You know, when I see that performance now, I don’t much like it...it’s been two years, and I think I’m much better now, of course! But I’m happy because it was a really successful debut, and it was an important step in my career.
And when you sang it at the Met?
It was a curious story at the Met--there was a plan for another singer to do it, but she canceled when she became pregnant. She was to do it there and in Munich. And the Met had me signed up to sing it in 2012, but I was happy to do it early!
What’s the most challenging thing about performing Carmen?
The first half of the opera, Act One and the first part of Act Two, is really a lyric mezzo soprano part. But the finale of Act Two and Acts Three & Four are more dramatic, because the character has changed. I like to sing dramatic parts, but it’s not so easy for me to sing the first part.
What, for you, is the most fun or enjoyable thing about performing Carmen?
The Habanera. That’s where she has the most fun--and she is a very funny woman, she’s got lots of energy. And at the top of Act Two, where you have all these dancers treating you like a queen--who doesn’t love that?
You get to be Cher, with all these dancers swirling around you.
That’s a very fun part. And I love the Seguidilla, it’s so beautiful. And so is the final duet with José at the very end.
Bernard Shaw once wrote that the appeal of Carmen lay in seeing a “respectable middle-class young lady...harmlessly pretending to be a wicked person.” Do you agree or disagree?
(Laughs) I disagree, of course. We have to take Carmen’s problems into account, her psychology. You know, she has no family, she is entirely alone. You cannot be normal when you don’t have a family, don’t have anyone in your life. She has these "friends," you know...
But how intimate is she, really, with Frasquita and Mercédès, Dancäire and Remendado?

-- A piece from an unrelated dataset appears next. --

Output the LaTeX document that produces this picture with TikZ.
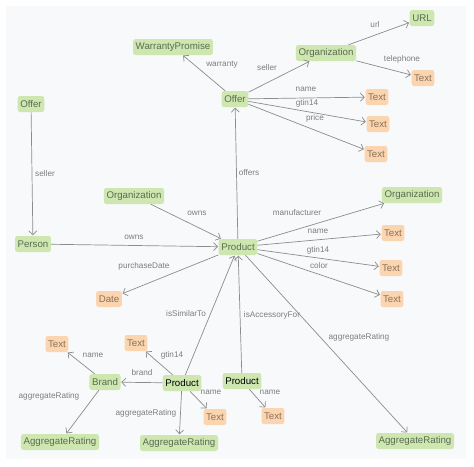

Exactly. Everyone needs someone to talk to, to tell a friend what’s in your heart. Carmen doesn’t have such a person. She is alone, egoista (selfish). And extremely strong. It’s not easy to be like this. I can only imagine her strength. I have a family, my boyfriend, my friends...she has to go it alone.
Does she miss an opportunity to make this kind of connection, with José or Escamillo?
Yes, because it’s not in her nature. She wants to be free. Of course she wants to find “Mr. Right,” she’s a woman, we all do. Perhaps she sees a potential in José, but he isn’t that strong. He is too jealous and she doesn’t like it. She may want to see some other kind of man in him...but we know that it’s wrong to try to change another person. It doesn’t work. If you want to love someone, you have to love him as is.
Yeah, honestly, does she ever really think she’s going to succeed in making a great bandit out of José? That he’ll just desert the army and become the kind of guy who will really excite her?
Maybe she has this dream.
But he’s never going to be that!
Why not? She doesn’t give up on him. He does desert; she gets him to go with her. It’s true, that doesn’t make her happy, because in the end he’s not the person she wanted him to be. But...she made a mistake.
Do you think she threw the flower at the wrong guy?
I don’t know, maybe she should have thrown it at Zuniga!